Her partner Paul Thorne, known as Pablo, abseiled down the cliff and swam with her to a nearby beach from where she was airlifted after the crew from Tenby RNLI lifeboat tried resuscitation.
Mr Thorne sustained only minor injuries.
Ms Smithson was described as a "brilliant" instructor who had taught thousands of children.
She was manager of a National Trust outdoors centre at Stackpole, near Pembroke, west Wales.
Fun-loving and popular, she had worked at the centre since 2007 and regularly climbed the cliffs at nearby Barafundle Bay where she died.
Flowers were laid at the cliff top spot where she fell.
One friend said: "She was a brilliant climber - extremely experienced and very safety conscious.
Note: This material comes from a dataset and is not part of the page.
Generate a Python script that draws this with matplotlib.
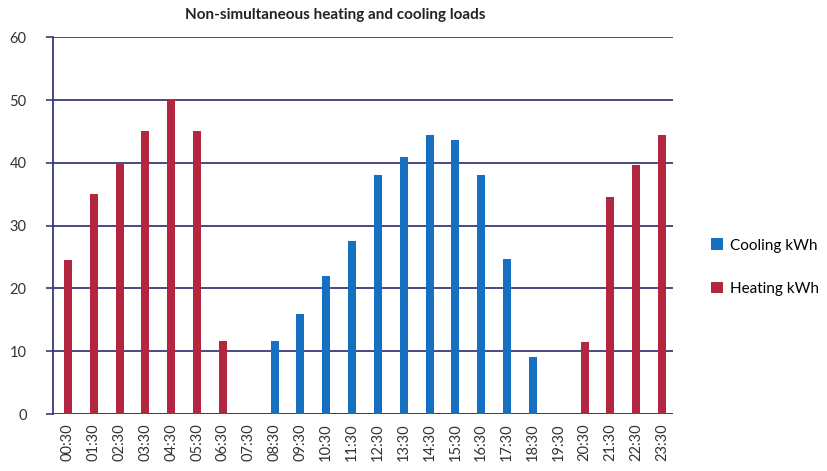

"She was brilliant with children - she gave thousands of city kids their first experience of outdoor pursuits."
National Trust staff and volunteers at Stackpole said they were shocked and saddened by her death.
The charity's general manager for Pembrokeshire, Jonathan Hughes, said: "It's an absolute tragedy that Louise should have died at such a young age with so much unfulfilled potential.
"She had a passion for the outdoors and her great loves were rock climbing and kayaking.
"Louise was a hugely respected member of the outdoor pursuits community, across Pembrokeshire and beyond.
"Perhaps more than that, though, she had an innate desire and passion for the natural environment which shone through everything she did."